Child Trends offers five insights based on its review of the most recent national data on charter schools.
From 2000 to 2011, the number of charter schools more than tripled (from 1,500 to 5,300) and the number of students served by charters quintupled (from about 340,000 to about 1.8 million), according to the U.S. Department of Education. Estimates from the National Alliance for Public Charter Schools suggest that there were 6,000 charter schools, serving 2.3 million students, in 2012. Most charter schools are concentrated in cities — 56 percent in 2011, compared with 25 percent of traditional public schools.The cities with the highest percentage of students enrolled in charter schools were New Orleans (76 percent), Detroit (41 percent), and Washington, D.C. (41 percent). Although the charter school student population represented just 3.6 percent of all students in 2011, it increased 11 percent from 2010 to 2011.
In 2007, charter school parents were more likely than traditional public school parents to report being very satisfied with their child’s school (70 percent vs. 56 percent) and teachers (78 percent vs. 60 percent), according to U.S. Department of Education National Household Education Surveys Program data. Charter school parents were also more likely to trust the staff in their children’s school (61 percent vs. 42 percent).
Compared with traditional public schools, charter school student populations were more likely to be mostly Black (25 percent vs. 10 percent) and mostly Hispanic (21 percent vs. 14 percent) in 2011. Nationally, one in three charter schools (33 percent) served a student population that was at least 75 percent low-income, compared with one in five traditional public schools (21 percent).

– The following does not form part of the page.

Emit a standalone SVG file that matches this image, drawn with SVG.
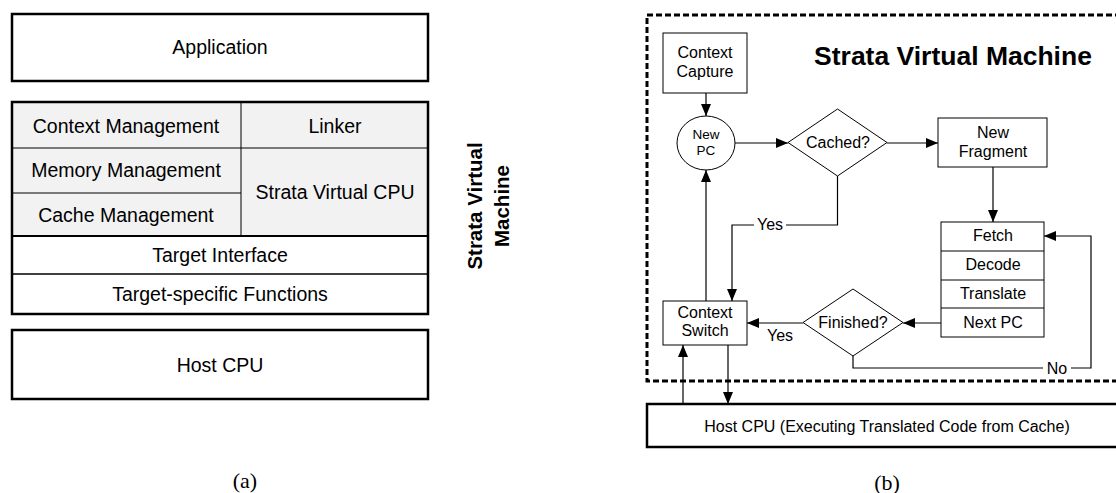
<svg xmlns="http://www.w3.org/2000/svg" width="1116" height="493" viewBox="0 0 1116 493">
<style>
.t{font-family:"Liberation Sans",Arial,sans-serif;fill:#000;text-anchor:middle}
.L{font-size:19.5px}
.R{font-size:16px}
.thick{fill:#fff;stroke:#000;stroke-width:2.5}
.thin{fill:#fff;stroke:#000;stroke-width:1}
.ln{fill:none;stroke:#000;stroke-width:1}
.con{fill:none;stroke:#000;stroke-width:1.2;marker-end:url(#ah)}
.cap{font-family:"Liberation Serif","Times New Roman",serif;font-size:22px;text-anchor:middle}
</style>
<defs>
<marker id="ah" markerUnits="userSpaceOnUse" markerWidth="14" markerHeight="12" refX="12" refY="5" orient="auto">
<path d="M0,0 L12,5 L0,10 z" fill="#000"/>
</marker>
</defs>
<rect width="1116" height="493" fill="#fff"/>

<!-- (a) layered diagram -->
<g id="a-application">
<rect class="thick" x="12" y="14" width="416" height="67"/>
<text class="t L" x="220" y="54">Application</text>
</g>
<g id="a-vm-stack">
<rect x="12" y="102" width="416" height="134" fill="#f2f2f2"/>
<line class="ln" x1="12" y1="148" x2="428" y2="148"/>
<line class="ln" x1="241" y1="102" x2="241" y2="236"/>
<line class="ln" x1="12" y1="193" x2="241" y2="193"/>
<line x1="12" y1="236" x2="428" y2="236" stroke="#000" stroke-width="2"/>
<line x1="12" y1="274" x2="428" y2="274" stroke="#000" stroke-width="1.5"/>
<rect x="12" y="102" width="416" height="212" fill="none" stroke="#000" stroke-width="2.5"/>
<text class="t L" x="126" y="133">Context Management</text>
<text class="t L" x="335" y="133">Linker</text>
<text class="t L" x="126" y="177">Memory Management</text>
<text class="t L" x="126" y="222">Cache Management</text>
<text class="t L" x="335" y="199">Strata Virtual CPU</text>
<text class="t L" x="220" y="262">Target Interface</text>
<text class="t L" x="220" y="301">Target-specific Functions</text>
</g>
<g id="a-vm-label">
<text class="t" font-size="20.5" font-weight="bold" transform="translate(482,206) rotate(-90)">Strata Virtual</text>
<text class="t" font-size="20.5" font-weight="bold" transform="translate(509,206) rotate(-90)">Machine</text>
</g>
<g id="a-host-cpu">
<rect class="thick" x="12" y="330" width="416" height="69"/>
<text class="t L" x="220" y="372">Host CPU</text>
</g>
<text class="cap" x="245" y="488">(a)</text>

<!-- (b) flow diagram -->
<g id="b-vm-frame">
<rect x="647" y="15" width="480" height="366" fill="none" stroke="#000" stroke-width="3" stroke-dasharray="6,3"/>
<text class="t" x="953" y="65" font-size="26.5" font-weight="bold">Strata Virtual Machine</text>
</g>
<g id="b-context-capture">
<rect class="thin" x="663" y="33" width="84" height="60"/>
<text class="t R" x="705" y="58">Context</text>
<text class="t R" x="705" y="77">Capture</text>
</g>
<g id="b-new-pc">
<ellipse class="thin" cx="706" cy="143" rx="29" ry="27"/>
<text class="t" font-size="13.5" x="706" y="139">New</text>
<text class="t" font-size="13.5" x="706" y="155">PC</text>
</g>
<g id="b-cached">
<polygon class="thin" points="788,142.5 837.5,109 887,142.5 837.5,176"/>
<text class="t R" x="838" y="148">Cached?</text>
</g>
<g id="b-new-fragment">
<rect class="thin" x="938" y="118" width="109" height="49"/>
<text class="t R" x="993" y="138">New</text>
<text class="t R" x="993" y="157">Fragment</text>
</g>
<g id="b-fragment-steps">
<rect class="thin" x="941" y="222" width="103" height="115"/>
<line class="ln" x1="941" y1="251" x2="1044" y2="251"/>
<line class="ln" x1="941" y1="280" x2="1044" y2="280"/>
<line class="ln" x1="941" y1="308" x2="1044" y2="308"/>
<text class="t R" x="993" y="241">Fetch</text>
<text class="t R" x="993" y="270">Decode</text>
<text class="t R" x="993" y="299">Translate</text>
<text class="t R" x="993" y="328">Next PC</text>
</g>
<g id="b-finished">
<polygon class="thin" points="803,322.5 853,289 903,322.5 853,356"/>
<text class="t R" x="853" y="328">Finished?</text>
</g>
<g id="b-context-switch">
<rect class="thin" x="663" y="301" width="84" height="44"/>
<text class="t R" x="705" y="318">Context</text>
<text class="t R" x="705" y="336">Switch</text>
</g>
<g id="b-host-cpu">
<rect x="647" y="404" width="480" height="43" fill="#fff" stroke="#000" stroke-width="2.5"/>
<text class="t R" x="887" y="432">Host CPU (Executing Translated Code from Cache)</text>
</g>

<g id="connectors">
<line class="con" x1="706" y1="93" x2="706" y2="116"/>
<line class="con" x1="735" y1="143" x2="788" y2="143"/>
<line class="con" x1="887" y1="143" x2="938" y2="143"/>
<line class="con" x1="993" y1="167" x2="993" y2="222"/>
<path class="con" d="M837.5,176 V225 H732 V301"/>
<line class="con" x1="706" y1="301" x2="706" y2="170"/>
<line class="con" x1="941" y1="323" x2="903" y2="323"/>
<line class="con" x1="803" y1="323" x2="747" y2="323"/>
<path class="con" d="M853,356 V368 H1091 V236 H1044"/>
<line class="con" x1="683" y1="404" x2="683" y2="345"/>
<line class="con" x1="728" y1="345" x2="728" y2="404"/>
<rect x="754" y="217" width="32" height="16" fill="#fff"/>
<text class="t R" x="770" y="230">Yes</text>
<text class="t R" x="780" y="341">Yes</text>
<rect x="1043" y="360" width="28" height="16" fill="#fff"/>
<text class="t R" x="1057" y="374">No</text>
</g>
<text class="cap" x="887" y="490">(b)</text>
</svg>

Experiments — the gold standard of education research — have shown that some charter schools outperform traditional public schools, while others underperform. Quasi-experimental studies, which attempt to control statistically for differences in student populations across school types, also show mixed results. A recent nationwide quasi-experimental study found that for reading gain scores on state assessments, 56 percent of charters scored no different from matched traditional public schools, 29 percent scored better, and 19 percent scored worse. For math, these statistics were 40 percent, 29 percent, and 31 percent, respectively.
What should parents and students look for in a school? The best charter schools — as measured by gains in math and reading — are those where principals provide frequent feedback to teachers, teachers use data to drive instruction, students receive frequent tutoring and additional instructional time, and school staff members hold high expectations for all students’ behavior and academic performance, according to a recent study of charter schools in New York City. This same study found that traditional measures, such as class size, per pupil expenditure, and teacher qualifications were not strongly linked to student learning.